The Practice Organization is also joining forces with the APA Insurance Trust, for which HIPAA is a relevant area given the Trust’s concern with practitioner risk management issues. The APA Practice Organization–Insurance Trust collaboration involves the development of compliance resources including practice assessment tools, model policies and procedures, and forms and checklists tailored to psychology practice.
Among the additional major related directorate initiatives in progress as of February:
In March, the APA Practice Organization will mail free of charge to all APA members who pay the special assessment a detailed publication entitled, “Getting Ready For HIPAA: What You Need to Know.”
Special assessment payers also will receive the Winter 2001-2002 issue of the Practice Directorate’s Practitioner Focus newsletter, a special issue on HIPAA compliance.
Certain of the psychology leaders attending the directorate’s March 2002 State Leadership Conference will participate in a “train the trainers” workshop featuring a Power Point presentation on what psychologists need to know about HIPAA.
Call for Nominations: Advisory Committee on Colleague Assistance
The Board of Professional Affairs (BPA) seeks nominations for its Advisory Committee on Colleague Assistance (ACCA) for two three-year terms starting January 2003. ACCA is an ad hoc advisory committee to BPA. Its mission includes: (1) investigating the unique needs of psychologists for professional health and well-being, (2) promoting the development and continuation of state-level colleague assistance programs and peer assistance networks, and (3) developing relationships between state ethics committees, licensing boards, and state colleague assistance programs. Participation in ACCA requires a significant time commitment including two meetings per year in Washington, DC, work on individual projects, and conference calls.

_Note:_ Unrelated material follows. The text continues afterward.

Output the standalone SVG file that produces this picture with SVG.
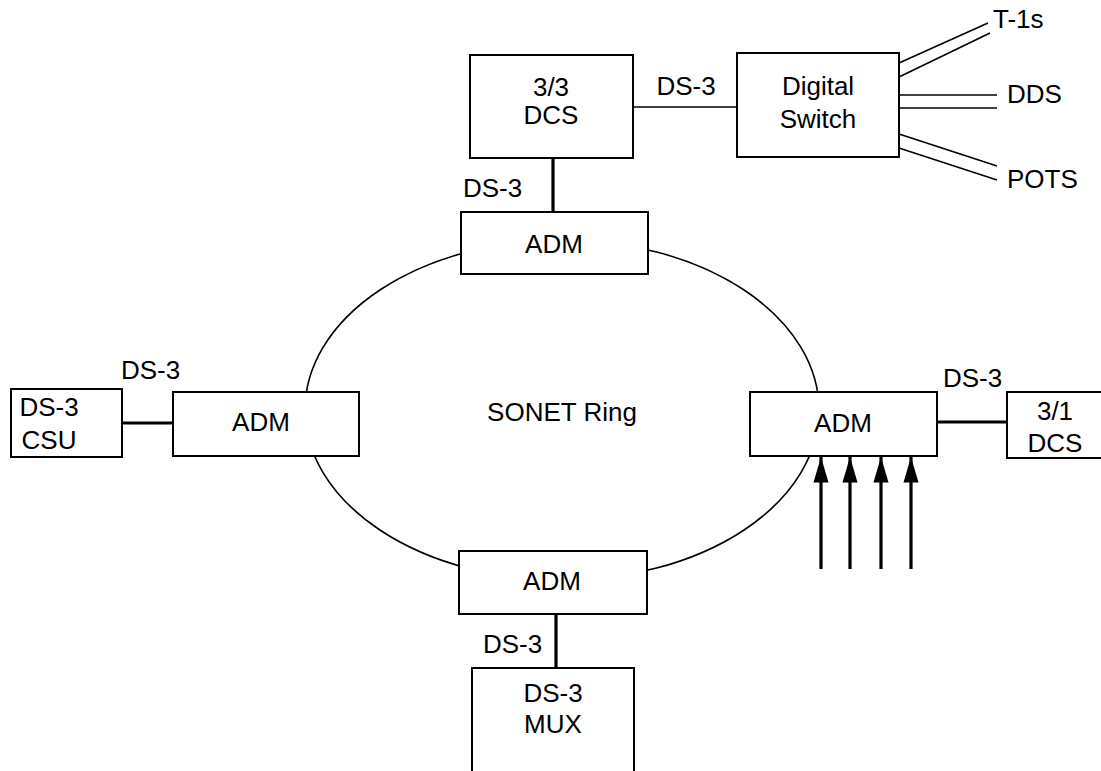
<svg xmlns="http://www.w3.org/2000/svg" width="1101" height="771" viewBox="0 0 1101 771">
<defs>
<style>
.box{fill:#fff;stroke:#000;stroke-width:2}
.t{font-family:"Liberation Sans",Arial,sans-serif;font-size:26px;fill:#000}
.m{text-anchor:middle}
.thin{stroke:#000;stroke-width:1.6;fill:none}
.thick{stroke:#000;stroke-width:3.2;fill:none}
</style>
<marker id="ah" viewBox="0 0 10 10" refX="10" refY="5" markerWidth="8" markerHeight="4.7" markerUnits="strokeWidth" orient="auto" preserveAspectRatio="none">
<path d="M0,0 L10,5 L0,10 z" fill="#000"/>
</marker>
</defs>
<rect width="1101" height="771" fill="#fff"/>
<g id="ring">
<ellipse cx="562" cy="410" rx="257" ry="170" class="thin"/>
<text class="t m" x="562" y="421">SONET Ring</text>
</g>
<g id="connectors">
<line class="thin" x1="633" y1="107" x2="737" y2="107"/>
<line class="thick" x1="553" y1="158" x2="553" y2="212"/>
<line class="thick" x1="556" y1="614" x2="556" y2="668"/>
<line class="thick" x1="122" y1="423" x2="173" y2="423"/>
<line class="thick" x1="937" y1="422" x2="1007" y2="422"/>
<line class="thin" x1="899" y1="63" x2="988" y2="23"/>
<line class="thin" x1="899" y1="77" x2="990" y2="33"/>
<line class="thin" x1="899" y1="95" x2="997" y2="95"/>
<line class="thin" x1="899" y1="108" x2="997" y2="108"/>
<line class="thin" x1="899" y1="134" x2="997" y2="166"/>
<line class="thin" x1="899" y1="148" x2="997" y2="180"/>
<line class="thick" x1="821" y1="569" x2="821" y2="457" marker-end="url(#ah)"/>
<line class="thick" x1="850" y1="569" x2="850" y2="457" marker-end="url(#ah)"/>
<line class="thick" x1="881" y1="569" x2="881" y2="457" marker-end="url(#ah)"/>
<line class="thick" x1="911" y1="569" x2="911" y2="457" marker-end="url(#ah)"/>
<text class="t m" x="686" y="95">DS-3</text>
<text class="t" x="463" y="197">DS-3</text>
<text class="t" x="121" y="379">DS-3</text>
<text class="t" x="943" y="387">DS-3</text>
<text class="t" x="483" y="653">DS-3</text>
<text class="t" x="993" y="28">T-1s</text>
<text class="t" x="1007" y="103">DDS</text>
<text class="t" x="1007" y="188">POTS</text>
</g>
<g id="dcs33">
<rect class="box" x="470" y="55" width="163" height="103"/>
<text class="t m" x="551" y="96">3/3</text>
<text class="t m" x="551" y="124">DCS</text>
</g>
<g id="digitalswitch">
<rect class="box" x="737" y="53" width="162" height="104"/>
<text class="t m" x="818" y="95">Digital</text>
<text class="t m" x="818" y="128">Switch</text>
</g>
<g id="adm-top">
<rect class="box" x="461" y="212" width="187" height="62"/>
<text class="t m" x="554" y="253">ADM</text>
</g>
<g id="adm-left">
<rect class="box" x="173" y="392" width="186" height="64"/>
<text class="t m" x="261" y="431">ADM</text>
</g>
<g id="adm-right">
<rect class="box" x="750" y="392" width="187" height="64"/>
<text class="t m" x="843" y="432">ADM</text>
</g>
<g id="adm-bottom">
<rect class="box" x="459" y="551" width="188" height="63"/>
<text class="t m" x="552" y="590">ADM</text>
</g>
<g id="csu">
<rect class="box" x="11" y="389" width="111" height="68"/>
<text class="t m" x="49" y="416">DS-3</text>
<text class="t m" x="49" y="449">CSU</text>
</g>
<g id="dcs31">
<rect class="box" x="1007" y="392" width="110" height="66"/>
<text class="t m" x="1055" y="420">3/1</text>
<text class="t m" x="1055" y="452">DCS</text>
</g>
<g id="mux">
<rect class="box" x="472" y="668" width="162" height="120"/>
<text class="t m" x="553" y="702">DS-3</text>
<text class="t m" x="553" y="733">MUX</text>
</g>
</svg>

Nominees are sought with experience in prevention of professional stress and distress, occupational health for psychologists, forensics, and ethics. Nominees who have previously worked on these issues with an ethics committee, licensing board, or state psychological association are encouraged. BPA and ACCA seek candidates who will enhance the diversity of the advisory committee. Divisions and APA members are asked to submit their nominations to Chris McLaughlin in the APA Practice Directorate no later than June 1, 2002.
The Board of Professional Affairs (BPA) seeks nominations for up to three three-year terms on its Committee on Professional Practice and Standards (COPPS) starting January 2003. COPPS is a continuing committee to BPA. Its mission includes (1) developing and recommending to BPA standards and guidelines for providers of psychological services; (2) together with BPA, providing assistance to other APA bodies developing practice guidelines; and (3) monitoring, evaluating, and developing information regarding the scientific and professional aspects of psychological services.
While all applicants will be seriously considered, those with experience in guidelines and standard development, forensic psychology, in APA governance, and those who have legal and/or ethics backgrounds are particularly encouraged to apply. BPA seeks candidates who will enhance the diversity of the Committee. Well-developed writing and information research skills are an asset to the Committee.
Participation in COPPS requires a significant annual time commitment including three meetings in Washington, DC, work on individual projects, and conference calls. Members of other APA standing or continuing Boards or Committee may not serve on COPPS. Divisions and APA members are asked to submit their nominations to Chris McLaughlin in the APA Practice Directorate no later than June 1, 2002.